Source data
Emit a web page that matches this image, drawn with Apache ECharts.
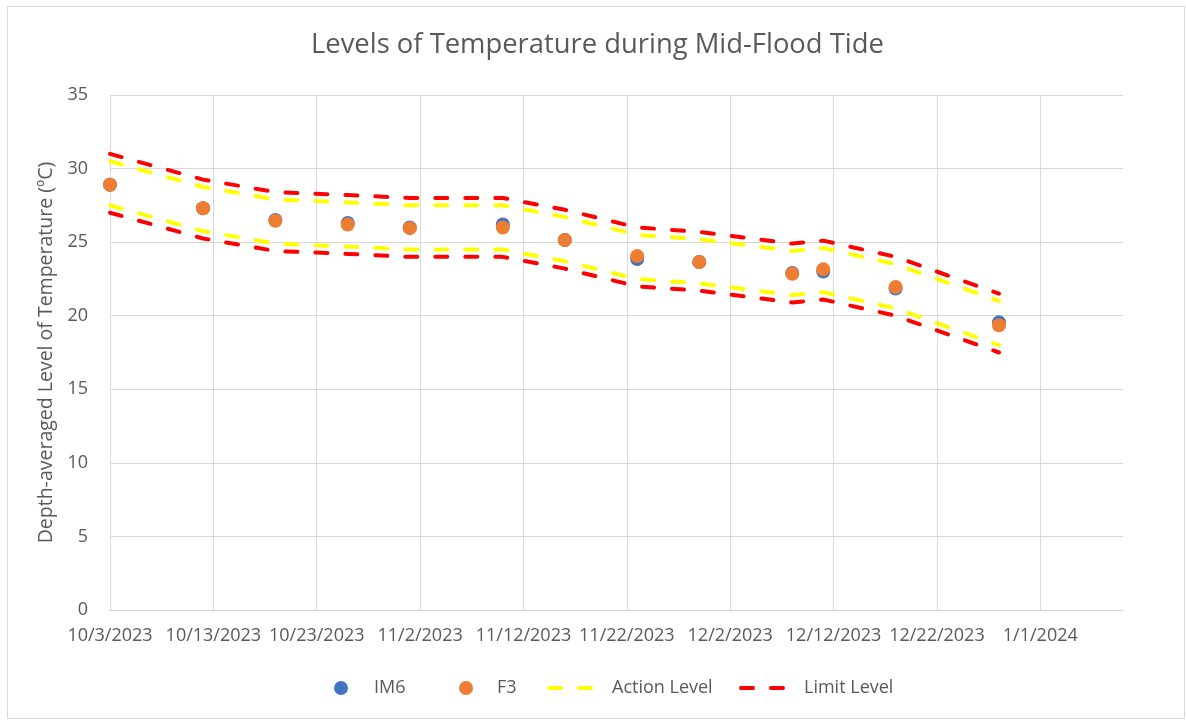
<!DOCTYPE html>
<html>
<head>
<meta charset="utf-8">
<script src="https://cdn.jsdelivr.net/npm/echarts@6/dist/echarts.min.js"></script>
<style>
html,body{margin:0;padding:0;background:#fff;}
#chart{width:1186px;height:720px;}
</style>
</head>
<body>
<div id="chart"></div>
<script>
// ---- data ----
const dates = ['2023-10-03','2023-10-12','2023-10-19','2023-10-26','2023-11-01','2023-11-10','2023-11-16','2023-11-23','2023-11-29','2023-12-08','2023-12-11','2023-12-18','2023-12-28'];
const im6 = [28.9, 27.3, 26.5, 26.3, 26.0, 26.2, 25.15, 23.85, 23.65, 22.9, 23.0, 21.85, 19.55];
const f3  = [28.9, 27.3, 26.45, 26.2, 25.95, 26.0, 25.15, 24.05, 23.65, 22.85, 23.15, 21.95, 19.35];
const actionUpper = [30.5, 28.75, 27.9, 27.7, 27.5, 27.5, 26.7, 25.5, 25.2, 24.4, 24.6, 23.5, 21.0];
const actionLower = [27.5, 25.75, 24.9, 24.7, 24.5, 24.5, 23.7, 22.5, 22.2, 21.4, 21.6, 20.5, 18.0];
const limitUpper  = [31.0, 29.25, 28.4, 28.2, 28.0, 28.0, 27.2, 26.0, 25.7, 24.9, 25.1, 24.0, 21.5];
const limitLower  = [27.0, 25.25, 24.4, 24.2, 24.0, 24.0, 23.2, 22.0, 21.7, 20.9, 21.1, 20.0, 17.5];
const xTickLabels = ['10/3/2023','10/13/2023','10/23/2023','11/2/2023','11/12/2023','11/22/2023','12/2/2023','12/12/2023','12/22/2023','1/1/2024'];
const yTickLabels = ['0','5','10','15','20','25','30','35'];
const legendNames = ['IM6', 'F3', 'Action Level', 'Limit Level'];

// day offsets from the axis start (10/3/2023)
const origin = Date.UTC(2023, 9, 3);
function dayOffset(s) {
  const p = s.split('-').map(Number);
  return Math.round((Date.UTC(p[0], p[1] - 1, p[2]) - origin) / 86400000);
}
const xs = dates.map(dayOffset);
const pairs = arr => arr.map((v, i) => [xs[i], v]);

const FONT = 'Open Sans';
const GREY = '#595959';
const dash = [12, 18];

function legendAt(name, left, textPad, isLine) {
  const item = {name: name, textStyle: {padding: [0, 0, 0, textPad]}};
  if (isLine) {
    item.itemStyle = {opacity: 0};
    item.lineStyle = {width: 4, type: dash, cap: 'round'};
  } else {
    item.icon = 'circle';
  }
  return {
    left: left, top: 679, padding: 0,
    itemWidth: 48, itemHeight: 14,
    textStyle: {fontFamily: FONT, fontSize: 18, color: GREY},
    data: [item]
  };
}

const chart = echarts.init(document.getElementById('chart'), null, {renderer: 'canvas'});

chart.setOption({
  backgroundColor: '#ffffff',
  animation: false,
  textStyle: {fontFamily: FONT},
  title: {
    text: 'Levels of Temperature during Mid-Flood Tide',
    left: 306,
    top: 27,
    textStyle: {fontFamily: FONT, fontSize: 27.4, fontWeight: 'normal', color: GREY}
  },
  graphic: [{
    type: 'rect', shape: {x: 7.5, y: 6.5, width: 1177, height: 712},
    style: {fill: 'none', stroke: '#d9d9d9', lineWidth: 1}, silent: true, z: -1
  }],
  legend: [
    legendAt(legendNames[0], 334, 4, false),
    legendAt(legendNames[1], 459, 2, false),
    legendAt(legendNames[2], 547, 10, true),
    legendAt(legendNames[3], 739, 10, true)
  ],
  grid: {left: 110, right: 63, top: 95, bottom: 110, containLabel: false},
  xAxis: {
    type: 'value',
    min: 0,
    max: 98,
    interval: 10,
    axisLine: {show: true, lineStyle: {color: '#d0d0d0', width: 1}},
    axisTick: {show: false},
    axisLabel: {
      margin: 17,
      fontFamily: FONT, fontSize: 18, color: GREY,
      showMaxLabel: false,
      formatter: v => (v % 10 === 0 && xTickLabels[v / 10]) ? xTickLabels[v / 10] : ''
    },
    splitLine: {show: true, showMaxLine: false, lineStyle: {color: '#d9d9d9', width: 1}}
  },
  yAxis: {
    type: 'value',
    min: 0,
    max: 35,
    interval: 5,
    name: 'Depth-averaged Level of Temperature (ºC)',
    nameLocation: 'middle',
    nameGap: 47,
    nameRotate: 90,
    nameTextStyle: {fontFamily: FONT, fontSize: 19.5, color: GREY},
    axisLine: {show: false},
    axisTick: {show: false},
    axisLabel: {
      margin: 22, fontFamily: FONT, fontSize: 18, color: GREY,
      formatter: v => yTickLabels[v / 5]
    },
    splitLine: {show: true, lineStyle: {color: '#d9d9d9', width: 1}}
  },
  series: [
    {name: legendNames[0], type: 'scatter', data: pairs(im6), symbolSize: 14,
     itemStyle: {color: '#4472C4', opacity: 1}, z: 3},
    {name: legendNames[1], type: 'scatter', data: pairs(f3), symbolSize: 14,
     itemStyle: {color: '#ED7D31', opacity: 1}, z: 4},
    {name: legendNames[2], type: 'line', data: pairs(actionUpper), showSymbol: false, symbol: 'none',
     lineStyle: {color: '#FFFF00', width: 4, type: dash, cap: 'round'}, itemStyle: {color: '#FFFF00'}, z: 5},
    {name: legendNames[2], type: 'line', data: pairs(actionLower), showSymbol: false, symbol: 'none',
     lineStyle: {color: '#FFFF00', width: 4, type: dash, cap: 'round'}, itemStyle: {color: '#FFFF00'}, z: 5},
    {name: legendNames[3], type: 'line', data: pairs(limitUpper), showSymbol: false, symbol: 'none',
     lineStyle: {color: '#FF0000', width: 4, type: dash, cap: 'round'}, itemStyle: {color: '#FF0000'}, z: 6},
    {name: legendNames[3], type: 'line', data: pairs(limitLower), showSymbol: false, symbol: 'none',
     lineStyle: {color: '#FF0000', width: 4, type: dash, cap: 'round'}, itemStyle: {color: '#FF0000'}, z: 6}
  ]
});
</script>
</body>
</html>
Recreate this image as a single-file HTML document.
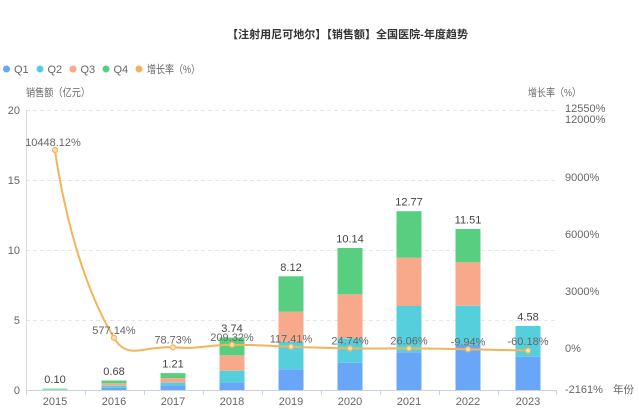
<!DOCTYPE html>
<html><head><meta charset="utf-8"><style>
html,body{margin:0;padding:0;background:#fff;}
svg{display:block;font-family:"Liberation Sans","Noto Sans CJK SC",sans-serif;}
</style></head><body>
<svg width="639" height="419" viewBox="0 0 639 419" xmlns="http://www.w3.org/2000/svg">
<rect width="639" height="419" fill="#fff"/>
<!-- title -->
<text x="227" y="38" font-size="11" font-weight="bold" fill="#333" textLength="241" lengthAdjust="spacingAndGlyphs">【注射用尼可地尔】【销售额】全国医院-年度趋势</text>
<!-- legend -->
<g font-size="11" fill="#666">
<circle cx="6.5" cy="69" r="3.5" fill="#6aa6f8"/><text x="14" y="73">Q1</text>
<circle cx="40" cy="69" r="3.5" fill="#56cfdc"/><text x="47.5" y="73">Q2</text>
<circle cx="73" cy="69" r="3.5" fill="#f9a98b"/><text x="80.5" y="73">Q3</text>
<circle cx="106" cy="69" r="3.5" fill="#58cf80"/><text x="113.5" y="73">Q4</text>
<circle cx="139" cy="69" r="3.5" fill="#f3b559"/><text x="147" y="73" textLength="53" lengthAdjust="spacingAndGlyphs">增长率（%）</text>
</g>
<!-- axis names -->
<text x="26" y="96" font-size="10.5" fill="#666" textLength="64" lengthAdjust="spacingAndGlyphs">销售额（亿元）</text>
<text x="528" y="96" font-size="10.5" fill="#666" textLength="53" lengthAdjust="spacingAndGlyphs">增长率（%）</text>
<!-- grid -->
<g stroke="#e3e7ee" stroke-width="1" stroke-dasharray="4,3">
<line x1="26" y1="110.5" x2="557" y2="110.5"/>
<line x1="26" y1="180.5" x2="557" y2="180.5"/>
<line x1="26" y1="250.5" x2="557" y2="250.5"/>
<line x1="26" y1="320.5" x2="557" y2="320.5"/>
</g>
<!-- left tick labels -->
<g font-size="11" fill="#666" text-anchor="end">
<text x="20" y="114">20</text>
<text x="20" y="184">15</text>
<text x="20" y="254">10</text>
<text x="20" y="324">5</text>
<text x="20" y="394">0</text>
</g>
<!-- right tick labels -->
<g font-size="11" fill="#666">
<text x="565" y="112">12550%</text>
<text x="565" y="123">12000%</text>
<text x="565" y="181">9000%</text>
<text x="565" y="238">6000%</text>
<text x="565" y="295">3000%</text>
<text x="565" y="352">0%</text>
<text x="565" y="393">-2161%</text>
<text x="613" y="393" font-size="10.5">年份</text>
</g>
<!-- bars -->
<g>
<!-- 2015 -->
<rect x="42.5" y="388.5" width="25" height="1.5" fill="#8fdcae"/>
<!-- 2016 -->
<rect x="101.5" y="387.9" width="25" height="2.1" fill="#6aa6f8"/>
<rect x="101.5" y="385.7" width="25" height="2.2" fill="#56cfdc"/>
<rect x="101.5" y="383.3" width="25" height="2.4" fill="#f9a98b"/>
<rect x="101.5" y="380.5" width="25" height="2.8" fill="#58cf80"/>
<!-- 2017 -->
<rect x="160.5" y="385.4" width="25" height="4.6" fill="#6aa6f8"/>
<rect x="160.5" y="382.6" width="25" height="2.8" fill="#56cfdc"/>
<rect x="160.5" y="378.1" width="25" height="4.5" fill="#f9a98b"/>
<rect x="160.5" y="373.1" width="25" height="5.0" fill="#58cf80"/>
<!-- 2018 -->
<rect x="219.5" y="382.3" width="25" height="7.7" fill="#6aa6f8"/>
<rect x="219.5" y="370.7" width="25" height="11.6" fill="#56cfdc"/>
<rect x="219.5" y="355.3" width="25" height="15.4" fill="#f9a98b"/>
<rect x="219.5" y="337.6" width="25" height="17.7" fill="#58cf80"/>
<!-- 2019 -->
<rect x="278.5" y="369.3" width="25" height="20.7" fill="#6aa6f8"/>
<rect x="278.5" y="341.7" width="25" height="27.6" fill="#56cfdc"/>
<rect x="278.5" y="311.7" width="25" height="30" fill="#f9a98b"/>
<rect x="278.5" y="276.3" width="25" height="35.4" fill="#58cf80"/>
<!-- 2020 -->
<rect x="337.5" y="362.7" width="25" height="27.3" fill="#6aa6f8"/>
<rect x="337.5" y="338.3" width="25" height="24.4" fill="#56cfdc"/>
<rect x="337.5" y="294.3" width="25" height="44" fill="#f9a98b"/>
<rect x="337.5" y="248" width="25" height="46.3" fill="#58cf80"/>
<!-- 2021 -->
<rect x="396.5" y="352.3" width="25" height="37.7" fill="#6aa6f8"/>
<rect x="396.5" y="306" width="25" height="46.3" fill="#56cfdc"/>
<rect x="396.5" y="257.7" width="25" height="48.3" fill="#f9a98b"/>
<rect x="396.5" y="211.2" width="25" height="46.5" fill="#58cf80"/>
<!-- 2022 -->
<rect x="455.5" y="344.3" width="25" height="45.7" fill="#6aa6f8"/>
<rect x="455.5" y="305.7" width="25" height="38.6" fill="#56cfdc"/>
<rect x="455.5" y="262.3" width="25" height="43.4" fill="#f9a98b"/>
<rect x="455.5" y="229" width="25" height="33.3" fill="#58cf80"/>
<!-- 2023 -->
<rect x="515.5" y="356.7" width="25" height="33.3" fill="#6aa6f8"/>
<rect x="515.5" y="326" width="25" height="30.7" fill="#56cfdc"/>
</g>
<!-- axes -->
<line x1="26.5" y1="110" x2="26.5" y2="390" stroke="#d5dee7" stroke-width="1"/>
<line x1="26" y1="390.5" x2="557" y2="390.5" stroke="#c9d3dd" stroke-width="1"/>
<g stroke="#c9d3dd" stroke-width="1">
<line x1="26.5" y1="390" x2="26.5" y2="395"/>
<line x1="85.5" y1="390" x2="85.5" y2="395"/>
<line x1="144.5" y1="390" x2="144.5" y2="395"/>
<line x1="203.5" y1="390" x2="203.5" y2="395"/>
<line x1="262.5" y1="390" x2="262.5" y2="395"/>
<line x1="321.5" y1="390" x2="321.5" y2="395"/>
<line x1="380.5" y1="390" x2="380.5" y2="395"/>
<line x1="439.5" y1="390" x2="439.5" y2="395"/>
<line x1="498.5" y1="390" x2="498.5" y2="395"/>
<line x1="556.5" y1="390" x2="556.5" y2="395"/>
</g>
<!-- x labels -->
<g font-size="11" fill="#666" text-anchor="middle">
<text x="55" y="405">2015</text>
<text x="114" y="405">2016</text>
<text x="173" y="405">2017</text>
<text x="232" y="405">2018</text>
<text x="291" y="405">2019</text>
<text x="350" y="405">2020</text>
<text x="409" y="405">2021</text>
<text x="468" y="405">2022</text>
<text x="528" y="405">2023</text>
</g>
<!-- bar totals -->
<g font-size="11" fill="#444" text-anchor="middle">
<text x="55" y="383">0.10</text>
<text x="114" y="375">0.68</text>
<text x="173" y="367.5">1.21</text>
<text x="232" y="332">3.74</text>
<text x="291" y="271">8.12</text>
<text x="350" y="242.5">10.14</text>
<text x="409" y="205.7">12.77</text>
<text x="468" y="223.5">11.51</text>
<text x="528" y="320.5">4.58</text>
</g>
<!-- growth line -->
<path d="M55,150 C55,150 68.7,262.2 114,337.9 C127.7,360.9 143.3,345.6 173,347.4 C202.3,349.1 202.5,345.1 232,344.9 C261.5,344.7 261.5,345.8 291,346.7 C320.5,347.6 320.5,348 350,348.4 C379.5,348.8 379.5,348.2 409,348.4 C438.5,348.6 438.5,348.7 468,349.3 C497.5,349.8 528,350.5 528,350.5" fill="none" stroke="#f3b559" stroke-width="2"/>
<g fill="#fbe2b3" stroke="#f3b559" stroke-width="1.2">
<circle cx="55" cy="150" r="2.5"/>
<circle cx="114" cy="337.9" r="2.5"/>
<circle cx="173" cy="347.4" r="2.5"/>
<circle cx="232" cy="344.9" r="2.5"/>
<circle cx="291" cy="346.7" r="2.5"/>
<circle cx="350" cy="348.4" r="2.5"/>
<circle cx="409" cy="348.4" r="2.5"/>
<circle cx="468" cy="349.3" r="2.5"/>
<circle cx="528" cy="350.5" r="2.5"/>
</g>
<!-- growth labels -->
<g font-size="11" fill="#666" text-anchor="middle">
<text x="53" y="146">10448.12%</text>
<text x="114" y="334">577.14%</text>
<text x="173" y="343.5">78.73%</text>
<text x="232" y="341">209.32%</text>
<text x="291" y="342.7">117.41%</text>
<text x="350" y="344.4">24.74%</text>
<text x="409" y="344.4">26.06%</text>
<text x="468" y="345.5">-9.94%</text>
<text x="528" y="345">-60.18%</text>
</g>
</svg>
</body></html>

(Work instructions): Can the lines from the start of the records through the line with "const legendNames = ['IM6', 'F3', 'Action" be given again exactly, with the pictures left out?

(Solution to this task):
Emit a web page that matches this image, drawn with Apache ECharts.
<!DOCTYPE html>
<html>
<head>
<meta charset="utf-8">
<script src="https://cdn.jsdelivr.net/npm/echarts@6/dist/echarts.min.js"></script>
<style>
html,body{margin:0;padding:0;background:#fff;}
#chart{width:1186px;height:720px;}
</style>
</head>
<body>
<div id="chart"></div>
<script>
// ---- data ----
const dates = ['2023-10-03','2023-10-12','2023-10-19','2023-10-26','2023-11-01','2023-11-10','2023-11-16','2023-11-23','2023-11-29','2023-12-08','2023-12-11','2023-12-18','2023-12-28'];
const im6 = [28.9, 27.3, 26.5, 26.3, 26.0, 26.2, 25.15, 23.85, 23.65, 22.9, 23.0, 21.85, 19.55];
const f3  = [28.9, 27.3, 26.45, 26.2, 25.95, 26.0, 25.15, 24.05, 23.65, 22.85, 23.15, 21.95, 19.35];
const actionUpper = [30.5, 28.75, 27.9, 27.7, 27.5, 27.5, 26.7, 25.5, 25.2, 24.4, 24.6, 23.5, 21.0];
const actionLower = [27.5, 25.75, 24.9, 24.7, 24.5, 24.5, 23.7, 22.5, 22.2, 21.4, 21.6, 20.5, 18.0];
const limitUpper  = [31.0, 29.25, 28.4, 28.2, 28.0, 28.0, 27.2, 26.0, 25.7, 24.9, 25.1, 24.0, 21.5];
const limitLower  = [27.0, 25.25, 24.4, 24.2, 24.0, 24.0, 23.2, 22.0, 21.7, 20.9, 21.1, 20.0, 17.5];
const xTickLabels = ['10/3/2023','10/13/2023','10/23/2023','11/2/2023','11/12/2023','11/22/2023','12/2/2023','12/12/2023','12/22/2023','1/1/2024'];
const yTickLabels = ['0','5','10','15','20','25','30','35'];
const legendNames = ['IM6', 'F3', 'Action Level', 'Limit Level'];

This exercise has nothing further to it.